The reaction I get is priceless... feigned, self-righteous pity about how I'm shallow and just don't understand true love. Bullshit. I understand it quite well and also felt firsthand just how cheap and disposable it is in the end. The desperate attempts to act like I'm not speaking true or I'm some sort of shallow bastard are such transparent attempts by people to cling to what they know isn't true... that life can have a fairy tale happily ever after disney ending... where an ugly person is seen as gorgeous and some deep spiritual bond overpowers all our base animal characteristics developed over millenia of evolution. The great part is that so much of it comes from single people... still hoping one day they'll find this nonexistent selfless "higher plane" of human sentiment and activity.
I'm not living in a fairy tale; I'm just as cynical as you are. I get it. Relationships suck. People cheat. You fall in love with someone you feel you can trust and they leave you. (Sorry that happened to you, by the way.)
But here's the difference between what you and I are saying: You seem to think it's natural for life/love to be this way and are willing to settle. I don't and I'm not. Guys ask me out all the time, but I choose not to start relationships with people who like me only for my physical appearance. But you're fine with that system. I would rather be alone (what's wrong with that anyway?) than be with someone who loves me only until the next hot girl comes along (and there will ALWAYS be someone hotter out there somewhere) or because they settled.

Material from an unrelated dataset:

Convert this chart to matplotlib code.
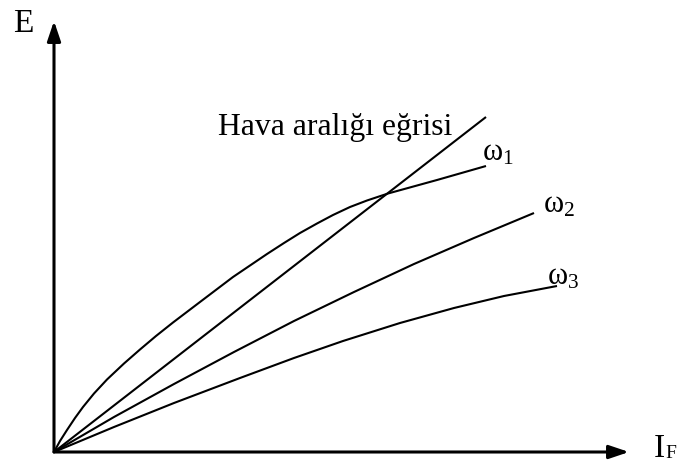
import matplotlib.pyplot as plt

plt.rcParams['font.family'] = ['Liberation Serif', 'DejaVu Serif']
plt.rcParams['mathtext.fontset'] = 'custom'
plt.rcParams['mathtext.rm'] = 'Liberation Serif'
plt.rcParams['mathtext.default'] = 'rm'

# Hava aralığı eğrisi (doğru)
air_x = [0, 432]
air_y = [0, 335]

# Mıknatıslanma eğrileri, farklı hızlar için
w1_x = [0, 6, 13, 21, 29, 40, 53, 70, 86, 102, 119, 146, 179, 213, 230, 246,
        263, 279, 296, 313, 334, 383, 432]
w1_y = [0, 11, 22, 34, 45, 58.5, 72.5, 88.5, 102.5, 116, 129.5, 150, 175, 198,
        209, 219, 228.5, 237, 245, 251.5, 258.5, 272, 286]

w2_x = [0, 60, 120, 180, 240, 300, 360, 420, 480]
w2_y = [0, 35, 68, 100, 131, 160, 188, 214, 239]

w3_x = [0, 60, 120, 186, 240, 289, 346, 400, 450, 503]
w3_y = [0, 25, 49, 74, 94, 111, 129, 144, 156, 166]

fig = plt.figure(figsize=(6.78, 4.67), dpi=100)
ax = fig.add_axes([0, 0, 1, 1])
ax.set_xlim(-54, 624)
ax.set_ylim(-15, 452)
ax.axis('off')

lw = 1.5
for xs, ys in [(air_x, air_y), (w1_x, w1_y), (w2_x, w2_y), (w3_x, w3_y)]:
    ax.plot(xs, ys, color='black', lw=lw, solid_capstyle='butt',
            solid_joinstyle='round')

# eksenler
arrow = dict(arrowstyle='-|>,head_length=0.8,head_width=0.27', lw=2.2,
             color='black', mutation_scale=15, shrinkA=0, shrinkB=0)
ax.annotate('', xy=(0, 431), xytext=(0, 0), arrowprops=arrow)
ax.annotate('', xy=(575, 0), xytext=(0, 0), arrowprops=arrow)

ax.text(-41, 420, 'E', fontsize=24, ha='left', va='baseline')
ax.text(600, -5, 'I', fontsize=24, ha='left', va='baseline')
ax.text(611, -6, 'F', fontsize=14, ha='left', va='baseline')

ax.text(164, 325, 'Hava aralığı eğrisi', fontsize=22.8, ha='left', va='center')
ax.text(428, 299, 'ω$_1$', fontsize=22, ha='left', va='center')
ax.text(489, 247, 'ω$_2$', fontsize=22, ha='left', va='center')
ax.text(493, 175, 'ω$_3$', fontsize=22, ha='left', va='center')

fig.savefig('out.png', dpi=100)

Fuck settling. Why would I want to share my home and my life with someone who doesn't make me genuinely happy? That would be more trouble than it's worth. Women used to do it for the financial stability, but now we are able to provide for ourselves. For the sex, you say? When I want to have sex I have no problems getting laid. Being tied down would only limit my options.

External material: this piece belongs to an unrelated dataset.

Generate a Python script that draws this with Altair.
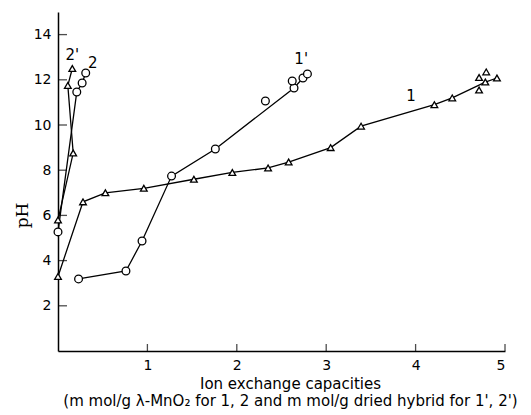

If you want to live with that attitude, go for it. As I said before, the primary problem I have with it is when someone convinces someone else to fall in love with them - and, God forbid, get married & have kids - without being honest that they have no intention of being faithful long-term. If you are, in fact, totally honest about your values, I give you props for that.
Is this a weird feeling to have regarding being attractive? ....perhaps it's more to do with with confidence, I don't know.

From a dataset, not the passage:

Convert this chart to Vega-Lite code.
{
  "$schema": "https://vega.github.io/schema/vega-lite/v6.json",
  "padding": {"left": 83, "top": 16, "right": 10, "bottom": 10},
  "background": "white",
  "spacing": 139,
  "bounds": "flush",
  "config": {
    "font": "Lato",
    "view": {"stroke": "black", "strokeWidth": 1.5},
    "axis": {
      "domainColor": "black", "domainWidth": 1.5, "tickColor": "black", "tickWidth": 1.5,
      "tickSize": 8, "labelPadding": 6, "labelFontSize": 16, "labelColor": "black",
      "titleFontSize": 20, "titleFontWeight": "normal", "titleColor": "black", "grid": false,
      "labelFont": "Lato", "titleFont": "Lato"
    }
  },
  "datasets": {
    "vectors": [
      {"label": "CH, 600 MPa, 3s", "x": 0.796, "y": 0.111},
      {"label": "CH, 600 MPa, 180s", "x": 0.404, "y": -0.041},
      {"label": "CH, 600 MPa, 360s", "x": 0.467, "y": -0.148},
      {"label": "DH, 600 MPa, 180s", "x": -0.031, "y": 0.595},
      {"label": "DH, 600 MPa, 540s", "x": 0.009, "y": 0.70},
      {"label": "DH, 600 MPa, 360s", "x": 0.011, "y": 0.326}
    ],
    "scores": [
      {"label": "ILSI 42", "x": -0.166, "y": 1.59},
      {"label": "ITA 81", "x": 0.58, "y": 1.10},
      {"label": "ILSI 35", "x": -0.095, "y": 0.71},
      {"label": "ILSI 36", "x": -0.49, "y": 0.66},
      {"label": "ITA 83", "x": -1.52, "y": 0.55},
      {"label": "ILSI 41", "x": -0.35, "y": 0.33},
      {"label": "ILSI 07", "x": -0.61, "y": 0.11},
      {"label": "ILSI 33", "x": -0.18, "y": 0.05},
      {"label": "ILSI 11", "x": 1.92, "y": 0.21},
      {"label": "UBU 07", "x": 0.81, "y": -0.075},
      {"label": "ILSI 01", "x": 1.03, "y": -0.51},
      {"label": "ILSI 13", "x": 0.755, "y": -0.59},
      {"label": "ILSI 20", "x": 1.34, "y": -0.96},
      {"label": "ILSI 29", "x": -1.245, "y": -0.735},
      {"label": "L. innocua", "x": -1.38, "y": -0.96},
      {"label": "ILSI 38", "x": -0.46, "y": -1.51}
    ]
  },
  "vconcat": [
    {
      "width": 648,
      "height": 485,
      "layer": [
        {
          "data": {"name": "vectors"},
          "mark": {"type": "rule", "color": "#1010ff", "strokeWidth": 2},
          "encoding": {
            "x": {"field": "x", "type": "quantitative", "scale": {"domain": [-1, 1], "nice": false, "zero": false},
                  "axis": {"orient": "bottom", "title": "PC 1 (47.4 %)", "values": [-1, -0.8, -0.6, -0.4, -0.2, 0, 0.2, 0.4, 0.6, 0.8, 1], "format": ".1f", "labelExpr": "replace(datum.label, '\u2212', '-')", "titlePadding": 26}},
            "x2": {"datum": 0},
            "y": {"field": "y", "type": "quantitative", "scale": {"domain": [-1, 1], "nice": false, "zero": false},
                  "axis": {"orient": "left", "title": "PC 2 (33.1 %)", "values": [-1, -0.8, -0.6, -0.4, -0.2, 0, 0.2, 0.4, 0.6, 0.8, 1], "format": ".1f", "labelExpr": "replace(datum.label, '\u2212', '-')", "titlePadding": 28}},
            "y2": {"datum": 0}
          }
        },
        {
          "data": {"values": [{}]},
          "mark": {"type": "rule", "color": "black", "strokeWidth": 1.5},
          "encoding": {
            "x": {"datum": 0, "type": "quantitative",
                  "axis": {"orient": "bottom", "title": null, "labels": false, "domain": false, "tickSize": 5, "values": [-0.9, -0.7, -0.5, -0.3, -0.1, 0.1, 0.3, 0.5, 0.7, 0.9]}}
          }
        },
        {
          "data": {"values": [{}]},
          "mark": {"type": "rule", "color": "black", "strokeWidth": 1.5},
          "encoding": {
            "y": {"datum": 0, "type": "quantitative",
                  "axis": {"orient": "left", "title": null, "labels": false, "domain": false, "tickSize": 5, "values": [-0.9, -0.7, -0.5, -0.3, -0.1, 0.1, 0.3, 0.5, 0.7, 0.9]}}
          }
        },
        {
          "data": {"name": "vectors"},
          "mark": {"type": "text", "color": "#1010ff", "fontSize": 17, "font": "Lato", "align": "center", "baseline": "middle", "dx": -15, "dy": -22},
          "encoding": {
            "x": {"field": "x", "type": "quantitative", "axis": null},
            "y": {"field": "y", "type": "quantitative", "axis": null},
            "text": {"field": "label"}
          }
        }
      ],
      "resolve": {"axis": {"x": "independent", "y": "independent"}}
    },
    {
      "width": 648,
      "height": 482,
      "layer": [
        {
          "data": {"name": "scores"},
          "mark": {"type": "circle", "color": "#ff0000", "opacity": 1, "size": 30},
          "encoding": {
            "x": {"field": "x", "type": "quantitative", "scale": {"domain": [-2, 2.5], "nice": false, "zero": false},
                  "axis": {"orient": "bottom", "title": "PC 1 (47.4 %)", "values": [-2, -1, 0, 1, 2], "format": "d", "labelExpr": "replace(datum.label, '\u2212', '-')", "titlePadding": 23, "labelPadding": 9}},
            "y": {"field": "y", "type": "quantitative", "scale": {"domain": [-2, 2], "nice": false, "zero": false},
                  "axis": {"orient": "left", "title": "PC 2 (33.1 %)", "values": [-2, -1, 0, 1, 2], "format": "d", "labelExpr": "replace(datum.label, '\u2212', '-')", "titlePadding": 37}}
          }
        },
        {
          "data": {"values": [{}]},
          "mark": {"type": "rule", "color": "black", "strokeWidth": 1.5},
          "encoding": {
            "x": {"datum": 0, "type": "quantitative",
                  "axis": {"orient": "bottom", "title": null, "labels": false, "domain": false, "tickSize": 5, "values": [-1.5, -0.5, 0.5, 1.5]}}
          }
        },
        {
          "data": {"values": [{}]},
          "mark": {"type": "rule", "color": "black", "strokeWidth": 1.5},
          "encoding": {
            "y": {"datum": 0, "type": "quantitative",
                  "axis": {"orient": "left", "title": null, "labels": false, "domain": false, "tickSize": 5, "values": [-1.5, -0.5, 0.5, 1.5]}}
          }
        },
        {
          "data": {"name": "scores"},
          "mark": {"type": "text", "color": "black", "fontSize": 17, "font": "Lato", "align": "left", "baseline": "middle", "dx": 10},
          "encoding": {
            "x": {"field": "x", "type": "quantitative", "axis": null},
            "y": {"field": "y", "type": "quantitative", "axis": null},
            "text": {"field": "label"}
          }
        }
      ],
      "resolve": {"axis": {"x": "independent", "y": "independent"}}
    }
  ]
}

All my life, I've always had a hardtime keeping a steady job so at times I'm very low on money. I tend to be much less active and less motivated. For example: If I'm chatting up with a chick at a bar or someplace, and I find out she has a respectable job or career, I try my best to void going any further- regardless of how hot she is.
I don't know, is this just a guy thing? :oops:
i kinda know what you mean.... ive had times where im like that. eventually stopped doing it, but yeh, for me it was definitely a confidence thing. ill probably get it again at somepoint, hopefully not. its a very non-sensical thing to do really, but it was definitely tied in to the "not motivated, not feeling that attractive" thing.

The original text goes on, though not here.